Priebus gets it – the promise of jobs and economic security via employment and skills looks a lot better than a government check to just about everyone. Look for federal ‘work-fare’ on steriods, probably with some variation of vouchers for privately purchased health-care in the reformed ACA.

The Democratic bench is extremely weak and will be facing a Republican president who is willing to attack John Lewis for being lazy. Brighter Republicans (there are some, I’m sure, although cunning might be more apt) will form coalitions to advance their own causes and secure their own bases – probably at the expense of Democrats.

Elections have consequences. The Dems and the Republican establishment just lost big.

Gonna be a little hell to pay.

As for Brexit, let me know when it happens.

28

christian_h 01.16.17 at 11:14 pm

I thought we were talking about what makes Trump, and Brexit, special. Of course an administration and congress can do things that are difficult to reverse, like install SC justices or open federal lands to exploitation. But those are things any republican president would do.

29

Chris S 01.16.17 at 11:34 pm

“The polls by Lord Ashcroft indicate that for most people the issue was democracy and governance.”

Actually the main reason (49%) that people chose (from a selection of alternatives) was “the principle that decisions about the UK should be taken in the UK”, which narrowly interpreted says not a fig about democracy and very little about governance.

30

Suzanne 01.17.17 at 12:32 am

@9:
“Washington and New York game”? Nobody needs to plot; Trump is doing all he can to discredit himself and invite ridicule. His approval ratings are so low that if he were in office his presidency would be in crisis mode.

Reports indicate that Obama fancies himself as a venture capitalist in his new life, in which world we may presume he will retain his giant-among-pygmy status, but he has indicated a willingness to fight for his signature legislation, insofar as he can. We shall, as you say, see.

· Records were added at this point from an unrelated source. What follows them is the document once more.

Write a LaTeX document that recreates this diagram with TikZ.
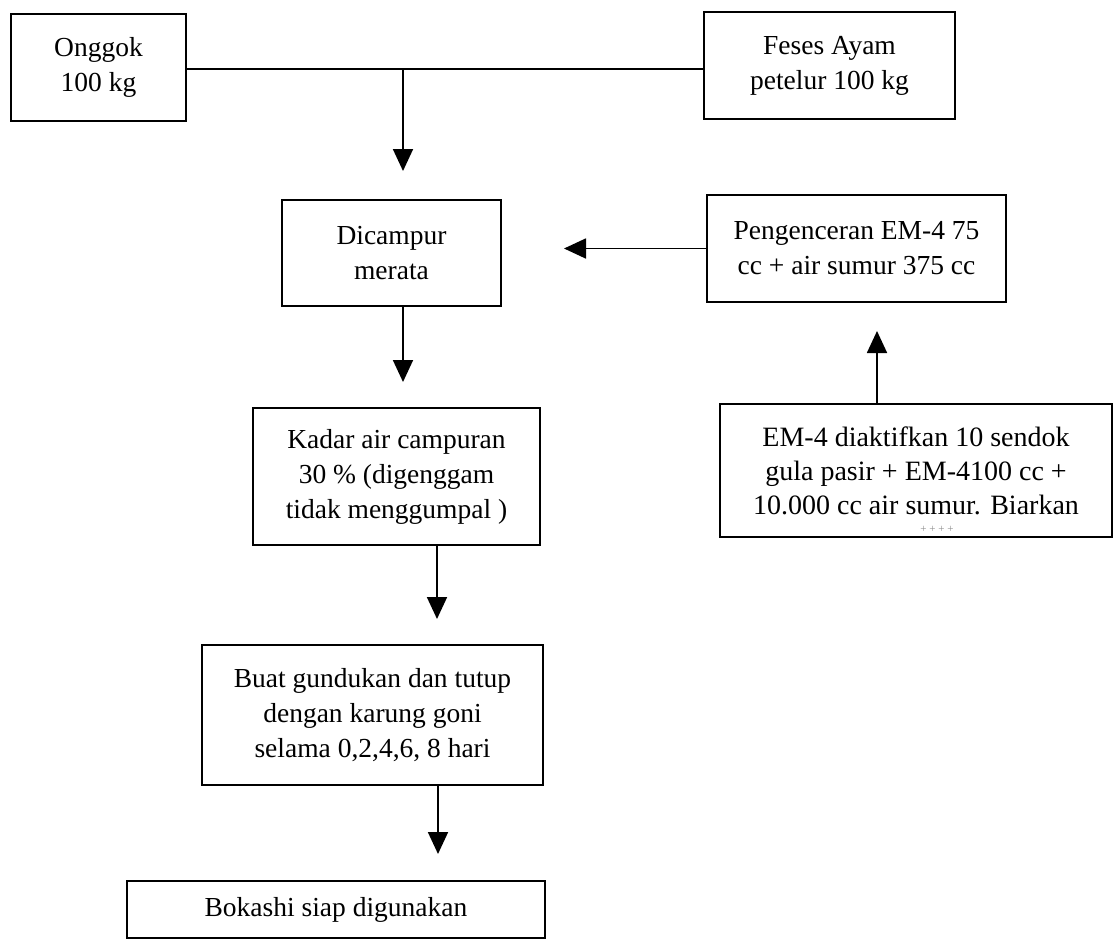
\documentclass[tikz,border=0pt]{standalone}
\usepackage{fontspec}
\setmainfont{Liberation Serif}
\usetikzlibrary{arrows.meta}
\begin{document}
\begin{tikzpicture}[x=1pt,y=-1pt,
  box/.style={draw, line width=2pt, align=center, inner sep=0pt,
    font=\fontsize{27.5}{35}\selectfont},
  conn/.style={line width=1.8pt},
  arr/.style={line width=1.8pt, -{Triangle[length=22pt,width=20pt]}}]
\useasboundingbox (0,0) rectangle (1116,946);
\node[box, minimum width=175, minimum height=107] (ongg) at (98.5,67.5) {Onggok\\100 kg};
\node[box, minimum width=251, minimum height=107] (feses) at (829.5,65.5) {Feses Ayam\\petelur 100 kg};
\node[box, minimum width=219, minimum height=106] (camp) at (391.5,253) {Dicampur\\merata};
\node[box, minimum width=299, minimum height=107] (peng) at (856.5,248.5) {Pengenceran EM-4 75\\cc + air sumur 375 cc};
\node[box, minimum width=287, minimum height=137] (kadar) at (396.5,476.5) {Kadar air campuran\\30 \% (digenggam\\tidak menggumpal )};
\node[box, minimum width=392, minimum height=133, font=\fontsize{28}{34}\selectfont] (em) at (916,470.5) {EM-4 diaktifkan 10 sendok\\gula pasir + EM-4100 cc +\\10.000 cc air sumur. Biarkan};
\node[text=black!45, font=\fontsize{11}{11}\selectfont, inner sep=0pt] (emdots) at (937,529) {+ + + +};
\node[box, minimum width=341, minimum height=140] (buat) at (372.5,715) {Buat gundukan dan tutup\\dengan karung goni\\selama 0,2,4,6, 8 hari};
\node[box, minimum width=418, minimum height=57] (boka) at (336,909.5) {Bokashi siap digunakan};
\coordinate (J) at (403,69);
\draw[conn] (J -| ongg.east) -- (J -| feses.west);
\draw[arr, shorten >=28pt] (J) -- (J |- camp.north);
\draw[arr, shorten >=62pt] (peng.west) -- (peng.west -| camp.east);
\draw[arr, shorten >=25pt] ([xshift=11.5pt]camp.south) -- ([xshift=11.5pt]camp.south |- kadar.north);
\draw[arr, shorten >=28pt] ([xshift=-39pt]em.north) -- ([xshift=-39pt]em.north |- peng.south);
\draw[arr, shorten >=25pt] ([xshift=40.5pt]kadar.south) -- ([xshift=40.5pt]kadar.south |- buat.north);
\draw[arr, shorten >=26pt] ([xshift=65.5pt]buat.south) -- ([xshift=65.5pt]buat.south |- boka.north);
\end{tikzpicture}
\end{document}
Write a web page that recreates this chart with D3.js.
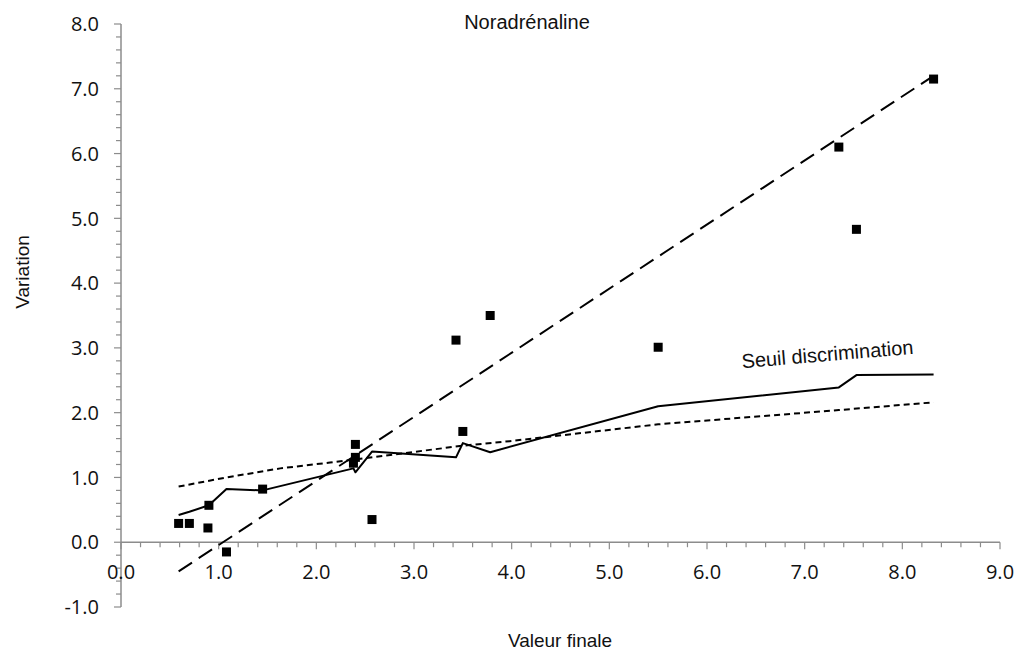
<!DOCTYPE html>
<html>
<head>
<meta charset="utf-8">
<script src="https://cdn.jsdelivr.net/npm/d3@7"></script>
<style>
  body { margin: 0; background: #fff; }
  svg { display: block; font-family: "Liberation Sans", Arial, sans-serif; }
  .tick-label { font-family: "Open Sans", "Liberation Sans", sans-serif; font-size: 20px; fill: #111; }
</style>
</head>
<body>
<svg id="chart" width="1017" height="655"></svg>
<script>
// Observed points (valeur finale, variation)
const pointX = [0.59, 0.70, 0.89, 0.90, 1.08, 1.45, 2.40, 2.40, 2.38, 2.57, 3.43, 3.50, 3.78, 5.50, 7.35, 7.53, 8.32];
const pointY = [0.29, 0.29, 0.22, 0.57, -0.15, 0.82, 1.51, 1.31, 1.22, 0.35, 3.12, 1.71, 3.50, 3.01, 6.10, 4.83, 7.15];

// Regression line (long dashes), drawn between its two end points
const regX = [0.59, 8.32];
const regY = [-0.45, 7.20];

// Seuil discrimination (solid)
const seuilX = [0.59, 0.70, 0.90, 1.08, 1.45, 2.38, 2.40, 2.57, 3.43, 3.50, 3.78, 5.50, 7.35, 7.53, 8.32];
const seuilY = [0.42, 0.47, 0.57, 0.82, 0.80, 1.14, 1.08, 1.40, 1.31, 1.53, 1.39, 2.10, 2.39, 2.58, 2.59];

// Short-dashed curve
const dotX = [0.59, 1.08, 1.63, 2.14, 2.40, 3.50, 3.98, 5.50, 7.35, 8.32];
const dotY = [0.86, 1.00, 1.14, 1.23, 1.28, 1.49, 1.56, 1.82, 2.04, 2.16];

const xTicks = d3.range(0, 9.01, 1);
const yTicks = d3.range(-1, 8.01, 1);

const svg = d3.select("#chart");
const x = d3.scaleLinear().domain([0, 9]).range([121, 1000]);
const y = d3.scaleLinear().domain([-1, 8]).range([607, 24]);
const axisColor = "#8c8c8c";
// plain hyphen for negatives, like the original
const fmt = d => d3.format(".1f")(d).replace("\u2212", "-");

// y axis
const yAxis = svg.append("g");
yAxis.append("line")
  .attr("x1", x(0)).attr("x2", x(0))
  .attr("y1", y(-1)).attr("y2", y(8))
  .attr("stroke", axisColor).attr("stroke-width", 1.5);
yAxis.selectAll("line.minor")
  .data(d3.range(-1, 8.001, 0.2))
  .join("line")
  .attr("class", "minor")
  .attr("x1", d => x(0) - (Math.abs(d - Math.round(d)) < 1e-6 ? 7 : 5))
  .attr("x2", x(0))
  .attr("y1", d => y(d)).attr("y2", d => y(d))
  .attr("stroke", axisColor).attr("stroke-width", 1.2);
yAxis.selectAll("text")
  .data(yTicks)
  .join("text")
  .attr("class", "tick-label")
  .attr("x", 99)
  .attr("y", d => y(d))
  .attr("dy", "0.36em")
  .attr("text-anchor", "end")
  .text(fmt);

// x axis (at y = 0)
const xAxis = svg.append("g");
xAxis.append("line")
  .attr("x1", x(0)).attr("x2", x(9))
  .attr("y1", y(0)).attr("y2", y(0))
  .attr("stroke", axisColor).attr("stroke-width", 1.5);
xAxis.selectAll("line.minor")
  .data(d3.range(0, 9.001, 0.2))
  .join("line")
  .attr("class", "minor")
  .attr("x1", d => x(d)).attr("x2", d => x(d))
  .attr("y1", y(0))
  .attr("y2", d => y(0) + (Math.abs(d - Math.round(d)) < 1e-6 ? 7 : 5))
  .attr("stroke", axisColor).attr("stroke-width", 1.2);
xAxis.selectAll("text")
  .data(xTicks)
  .join("text")
  .attr("class", "tick-label")
  .attr("x", d => x(d))
  .attr("y", 572)
  .attr("dy", "0.36em")
  .attr("text-anchor", "middle")
  .text(fmt);

const line = d3.line().x(d => x(d[0])).y(d => y(d[1]));

// short dashed curve
svg.append("path")
  .attr("d", line(d3.zip(dotX, dotY)))
  .attr("fill", "none").attr("stroke", "#000")
  .attr("stroke-width", 2).attr("stroke-dasharray", "6,4");

// seuil (solid)
svg.append("path")
  .attr("d", line(d3.zip(seuilX, seuilY)))
  .attr("fill", "none").attr("stroke", "#000")
  .attr("stroke-width", 2).attr("stroke-linejoin", "round");

// regression (long dashes)
svg.append("path")
  .attr("d", line(d3.zip(regX, regY)))
  .attr("fill", "none").attr("stroke", "#000")
  .attr("stroke-width", 2).attr("stroke-dasharray", "16,8");

// points
const sq = 9;
svg.append("g").selectAll("rect")
  .data(d3.zip(pointX, pointY))
  .join("rect")
  .attr("x", d => x(d[0]) - sq / 2)
  .attr("y", d => y(d[1]) - sq / 2)
  .attr("width", sq).attr("height", sq)
  .attr("fill", "#000");

// labels
svg.append("text")
  .attr("x", 527).attr("y", 29)
  .attr("text-anchor", "middle")
  .style("font-size", "20px").attr("fill", "#111")
  .text("Noradrénaline");

svg.append("text")
  .attr("transform", "translate(828,361) rotate(-4.8)")
  .attr("text-anchor", "middle")
  .style("font-size", "20px").attr("fill", "#111")
  .text("Seuil discrimination");

svg.append("text")
  .attr("transform", "translate(29,272) rotate(-90)")
  .attr("text-anchor", "middle")
  .style("font-size", "19px").attr("fill", "#111")
  .text("Variation");

svg.append("text")
  .attr("x", 560).attr("y", 647)
  .attr("text-anchor", "middle")
  .style("font-size", "19px").attr("fill", "#111")
  .text("Valeur finale");
</script>
</body>
</html>
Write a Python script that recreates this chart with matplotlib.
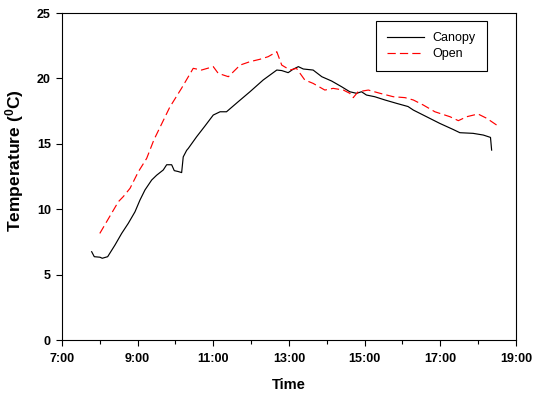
import matplotlib
matplotlib.use("Agg")
import matplotlib.pyplot as plt

plt.rcParams['font.family'] = ['Liberation Sans', 'DejaVu Sans']
plt.rcParams['mathtext.fontset'] = 'custom'
plt.rcParams['mathtext.bf'] = 'Liberation Sans:bold'
plt.rcParams['mathtext.rm'] = 'Liberation Sans:bold'

# hora decimal e temperatura
t_canopy = [7.785, 7.854, 8.004, 8.065, 8.208, 8.401, 8.578, 8.753, 8.93, 9.062, 9.194,
            9.371, 9.503, 9.678, 9.768, 9.9, 9.969, 10.074, 10.164, 10.206, 10.296,
            10.34, 10.56, 10.78, 11.0, 11.18, 11.35, 11.66, 11.97, 12.32, 12.5, 12.68,
            12.81, 12.98, 13.11, 13.25, 13.38, 13.64, 13.87, 14.13, 14.39, 14.61, 14.79,
            14.92, 15.05, 15.27, 15.54, 15.85, 16.15, 16.29, 16.64, 16.99, 17.34, 17.52,
            17.87, 18.14, 18.33, 18.36]
y_canopy = [6.75, 6.37, 6.33, 6.25, 6.37, 7.26, 8.15, 8.92, 9.8, 10.7, 11.47,
            12.23, 12.6, 13.0, 13.4, 13.4, 12.95, 12.88, 12.8, 14.0, 14.5,
            14.65, 15.54, 16.36, 17.2, 17.45, 17.45, 18.22, 18.98, 19.88, 20.26, 20.64,
            20.6, 20.44, 20.7, 20.9, 20.72, 20.64, 20.13, 19.8, 19.37, 18.98, 18.86,
            18.98, 18.73, 18.6, 18.35, 18.09, 17.85, 17.58, 17.07, 16.56, 16.1, 15.85,
            15.8, 15.67, 15.49, 14.52]

t_open = [8.0, 8.49, 8.62, 8.8, 9.02, 9.24, 9.43, 9.85, 10.16, 10.47, 10.69, 11.0,
          11.13, 11.4, 11.71, 11.97, 12.23, 12.45, 12.68, 12.81, 13.03, 13.2, 13.42,
          13.64, 13.95, 14.17, 14.44, 14.61, 14.7, 14.83, 15.1, 15.41, 15.76, 16.07,
          16.29, 16.55, 16.86, 17.26, 17.48, 17.7, 18.0, 18.23, 18.49]
y_open = [8.15, 10.57, 10.96, 11.6, 12.87, 13.89, 15.3, 17.8, 19.24, 20.77, 20.64, 20.9,
          20.39, 20.13, 21.02, 21.28, 21.46, 21.66, 22.04, 21.02, 20.64, 20.77, 19.88,
          19.62, 19.11, 19.24, 19.11, 18.86, 18.53, 18.98, 19.11, 18.86, 18.6, 18.53,
          18.35, 17.97, 17.45, 17.07, 16.77, 17.07, 17.28, 16.95, 16.44]

xticks = [7, 9, 11, 13, 15, 17, 19]
xlabels = ["7:00", "9:00", "11:00", "13:00", "15:00", "17:00", "19:00"]

fig = plt.figure(figsize=(5.38, 3.98), dpi=100)
ax = fig.add_axes([0.1152, 0.1457, 0.8436, 0.8216])

ax.plot(t_canopy, y_canopy, color="black", lw=0.85, label="Canopy")
ax.plot(t_open, y_open, color="red", lw=0.85, dashes=(7, 3.5), label="Open")

ax.set_xlim(7, 19)
ax.set_ylim(0, 25)
ax.set_xticks(xticks)
ax.set_xticklabels(xlabels)
ax.set_xticks(range(8, 19, 2), minor=True)
ax.set_yticks([0, 5, 10, 15, 20, 25])
ax.tick_params(axis="x", direction="out", length=4, width=0.8, labelsize=9, pad=5)
ax.tick_params(axis="y", direction="out", length=4, width=0.8, labelsize=9, pad=4)
ax.tick_params(which="minor", direction="out", length=3, width=0.8)
for lab in ax.get_xticklabels() + ax.get_yticklabels():
    lab.set_fontweight("bold")

ax.set_xlabel("Time", fontsize=10.5, fontweight="bold", labelpad=10)
ax.set_ylabel(r"Temperature ($\mathbf{^0}$C)", fontsize=12.5, fontweight="bold")
ax.yaxis.set_label_coords(-0.079, 0.55)

leg = ax.legend(loc="upper right", bbox_to_anchor=(0.936, 0.9755), fontsize=9,
                fancybox=False, edgecolor="black", framealpha=1, handlelength=3.0,
                handletextpad=0.65, borderpad=0.9, labelspacing=0.3, borderaxespad=0)
leg.get_frame().set_linewidth(0.8)

fig.savefig("out.png", dpi=100)
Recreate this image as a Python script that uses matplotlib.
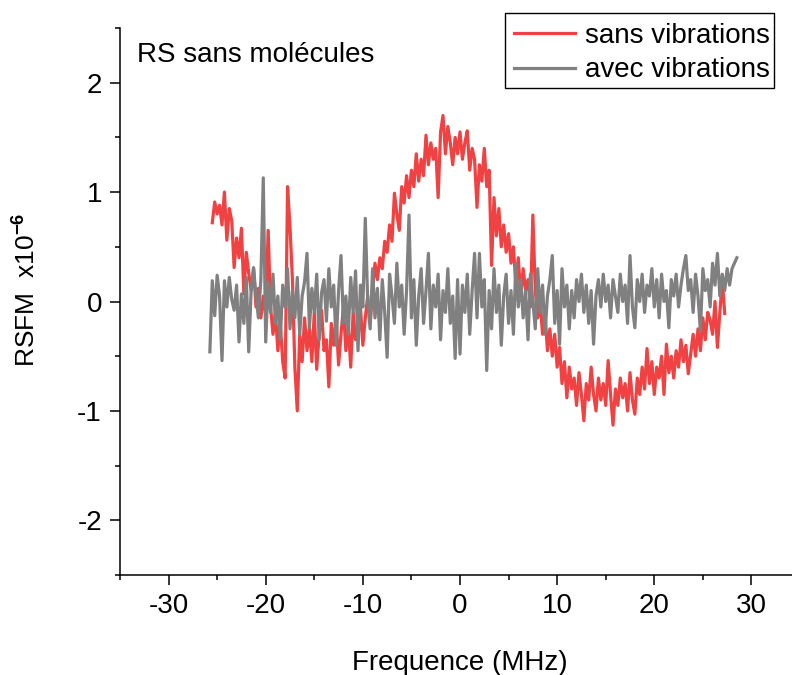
import numpy as np
import matplotlib
matplotlib.use("Agg")
import matplotlib.pyplot as plt
from matplotlib.patches import Rectangle

plt.rcParams['font.family'] = ['Liberation Sans', 'DejaVu Sans']
plt.rcParams['axes.unicode_minus'] = False
plt.rcParams['mathtext.fontset'] = 'custom'
plt.rcParams['mathtext.rm'] = 'Liberation Sans'
plt.rcParams['mathtext.bf'] = 'Liberation Sans:bold'

# red sweep: -25.5 .. 27.25 MHz, step 0.25
red_start, red_stop = -25.5, 27.25
red_y = [
    0.72, 0.91, 0.80, 0.88, 0.70, 1.00, 0.56, 0.85, 0.74, 0.31,
    0.58, 0.40, 0.67, 0.07, 0.45, 0.26, 0.10, 0.30, -0.05, 0.12,
    -0.15, 0.05, -0.12, 0.65, -0.05, -0.30, -0.10, -0.45, -0.20, -0.55,
    -0.70, 1.05, 0.68, 0.20, -0.60, -1.00, -0.30, -0.55, -0.15, -0.45,
    -0.25, -0.55, -0.10, -0.62, -0.30, -0.08, -0.45, -0.35, -0.78, -0.20,
    -0.40, -0.15, -0.58, -0.30, -0.05, -0.45, -0.22, -0.60, -0.10, -0.35,
    -0.33, -0.05, -0.40, -0.15, 0.05, -0.20, 0.10, 0.35, 0.20, 0.40,
    0.30, 0.55, 0.45, 0.70, 0.55, 0.99, 0.80, 0.65, 1.05, 0.90,
    1.15, 0.95, 1.20, 1.05, 1.35, 1.10, 1.30, 1.15, 1.52, 1.25,
    1.45, 1.30, 1.40, 0.95, 1.55, 1.70, 1.35, 1.60, 1.45, 1.25,
    1.50, 1.35, 1.55, 1.30, 1.45, 1.56, 1.20, 1.40, 1.30, 0.86,
    1.25, 1.10, 1.40, 1.05, 1.20, 0.33, 0.95, 0.60, 0.85, 0.50,
    0.70, 0.45, 0.62, 0.35, 0.50, 0.15, 0.40, 0.05, 0.30, 0.10,
    0.20, -0.05, 0.79, 0.10, -0.15, 0.00, -0.30, -0.10, -0.45, -0.25,
    -0.50, -0.30, -0.60, -0.42, -0.75, -0.55, -0.88, -0.60, -0.80, -0.70,
    -0.95, -0.65, -0.85, -1.09, -0.75, -0.90, -0.60, -0.85, -1.00, -0.70,
    -0.90, -0.75, -0.95, -0.54, -0.85, -1.13, -0.80, -0.95, -0.70, -0.88,
    -0.75, -1.00, -0.65, -0.90, -1.03, -0.70, -0.85, -0.60, -0.80, -0.43,
    -0.75, -0.55, -0.85, -0.60, -0.70, -0.50, -0.85, -0.39, -0.65, -0.50,
    -0.70, -0.45, -0.60, -0.35, -0.55, -0.40, -0.66, -0.48, -0.30, -0.50,
    -0.25, -0.45, -0.15, -0.35, -0.10, -0.17, -0.30, 0.00, -0.42, -0.10,
    0.19, -0.11,
]

# grey sweep: -25.75 .. 28.5 MHz, step 0.25
grey_start, grey_stop = -25.75, 28.5
grey_y = [
    -0.46, 0.19, -0.13, 0.24, 0.05, -0.54, 0.19, -0.05, 0.22, 0.02,
    -0.08, 0.15, -0.37, 0.07, -0.20, 0.22, -0.46, 0.10, 0.31, 0.05,
    -0.15, 0.20, 1.13, -0.37, 0.18, -0.10, 0.25, -0.20, 0.05, -0.35,
    0.15, -0.05, 0.30, -0.25, 0.10, -0.15, 0.22, -0.30, 0.05, 0.18,
    0.44, -0.24, 0.12, -0.10, 0.25, -0.35, 0.08, 0.20, -0.18, 0.30,
    -0.05, 0.15, -0.40, 0.10, 0.42, -0.20, 0.05, -0.30, 0.22, -0.10,
    0.28, -0.45, 0.15, -0.05, 0.76, 0.00, -0.25, 0.30, -0.15, 0.12,
    -0.35, 0.20, -0.10, -0.51, 0.25, 0.05, -0.20, 0.35, -0.05, 0.15,
    -0.30, 0.10, 0.79, -0.15, 0.20, -0.40, 0.05, 0.30, -0.20, 0.10,
    0.44, -0.25, 0.15, -0.05, 0.25, -0.35, 0.10, -0.10, 0.30, -0.20,
    0.05, -0.52, 0.20, -0.48, 0.15, -0.10, 0.25, -0.30, 0.10, 0.44,
    -0.15, 0.44, -0.05, 0.20, -0.63, 0.10, -0.25, 0.30, -0.10, 0.15,
    -0.40, 0.05, 0.25, -0.20, 0.10, -0.30, 0.35, -0.05, 0.20, -0.15,
    0.10, -0.35, 0.25, 0.00, -0.25, 0.30, -0.10, 0.15, -0.30, 0.05,
    0.20, 0.42, -0.20, 0.10, -0.39, 0.30, -0.05, 0.15, -0.25, 0.10,
    -0.15, 0.20, 0.00, 0.25, -0.10, 0.15, -0.20, 0.10, -0.39, 0.05,
    0.20, -0.05, 0.25, 0.00, 0.15, -0.15, 0.20, 0.05, -0.10, 0.25,
    0.00, 0.15, -0.20, 0.42, -0.05, -0.24, 0.20, 0.00, 0.25, -0.10,
    0.15, 0.05, 0.30, -0.05, 0.20, -0.15, 0.25, 0.00, 0.10, -0.24,
    0.20, 0.05, 0.25, -0.05, 0.15, 0.30, 0.42, 0.10, 0.20, -0.10,
    0.25, 0.05, -0.27, 0.30, 0.10, 0.20, -0.05, 0.35, 0.15, 0.44,
    0.05, 0.25, 0.10, 0.30, 0.15, 0.30, 0.35, 0.40,
]

red_x = np.linspace(red_start, red_stop, len(red_y))
grey_x = np.linspace(grey_start, grey_stop, len(grey_y))

fig = plt.figure(figsize=(7.92, 6.75), dpi=100)
ax = fig.add_axes([120 / 792, 100 / 675, 680 / 792, 547 / 675])

ax.plot(red_x, red_y, color='#F04242', lw=2.3, label='sans vibrations')
ax.plot(grey_x, grey_y, color='#808080', lw=2.3, label='avec vibrations')

ax.set_xlim(-35, 35)
ax.set_ylim(-2.5, 2.5)
ax.set_xticks([-30, -20, -10, 0, 10, 20, 30])
ax.set_xticks(np.arange(-35, 36, 10), minor=True)
ax.set_yticks([-2, -1, 0, 1, 2])
ax.set_yticks([-2.5, -1.5, -0.5, 0.5, 1.5, 2.5], minor=True)

for s in ['top', 'right']:
    ax.spines[s].set_visible(False)
for s in ['left', 'bottom']:
    ax.spines[s].set_linewidth(1.1)

ax.tick_params(which='major', direction='out', length=7, width=1.1, labelsize=20, pad=6)
ax.tick_params(which='minor', direction='out', length=3.5, width=1.1)

ax.set_xlabel('Frequence (MHz)', fontsize=20, labelpad=22)
ax.set_ylabel(r'RSFM  x10$^{\mathbf{-6}}$', fontsize=19)
ax.yaxis.set_label_coords(-0.118, 0.521)

ax.text(0.025, 0.950, 'RS sans molécules', transform=ax.transAxes,
        fontsize=20, va='center', ha='left')

# legend box (drawn separately so its padding matches the original)
fig.legend(loc='upper right', bbox_to_anchor=(770 / 792, 1 - 23 / 675),
           fontsize=20, frameon=False, labelspacing=0.3,
           handlelength=2.2, handletextpad=0.35, borderaxespad=0, borderpad=0)
fig.patches.append(Rectangle((505 / 792, 1 - 88 / 675), 269 / 792, 75 / 675,
                             transform=fig.transFigure, fill=False,
                             edgecolor='black', lw=1.0))

fig.savefig('out.png', dpi=100)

“Now Americans must deal with the consequences of that choice.”

No kidding.

Regarding the OP, I would say offhand Brexit is worse than Trump, because as noted once Brexit is done it’s done, but it may just be possible for the Democrats to come in and clean up after a GOP mess yet again. However, it’s early days, and already Trump is defying norms in ways that would have been inconceivable a very short time ago. True, his unpopularity is already at crisis levels, but with the GOP in solid control it’s not clear how much that is going to matter, at least for the next two years.

31

J-D 01.17.17 at 1:44 am

Trump makes a big noise about change but in practice he is acting like a particularly, um, vigorous Republican on almost every issue.
There is little excuse for anybody to be surprised if a Republican President turns out to act like a Republican President.

32

harry b 01.17.17 at 2:42 am

I really don’t think that most people who are in favor of remaining see it as primarily an economic issue. Do you have polling data suggesting that? I do think it is highly likely to be economically costly to the country and, of course, expect that as usual those economic costs will be borne disproportionately by the working class and the poor. But for most that is not the core. But for most remainers I have talked to (and for me — and it won’t cost me a penny) that is a secondary issue at best.

33

Pavel 01.17.17 at 4:19 am

@Dipper

If by “democracy and governance” you meant “xenophobia and nationalism”… sure, I’ll accept your interpretation that economics was not the only factor at play here. As an aside, I work for a tech company in Canada, so Brexit has no direct impact on me aside from the horror of watching a large number of mislead people blaming immigration for the majority of their ills.

34

J-D 01.17.17 at 5:42 am

kidneystones

Priebus gets it – the promise of jobs and economic security via employment and skills looks a lot better than a government check to just about everyone.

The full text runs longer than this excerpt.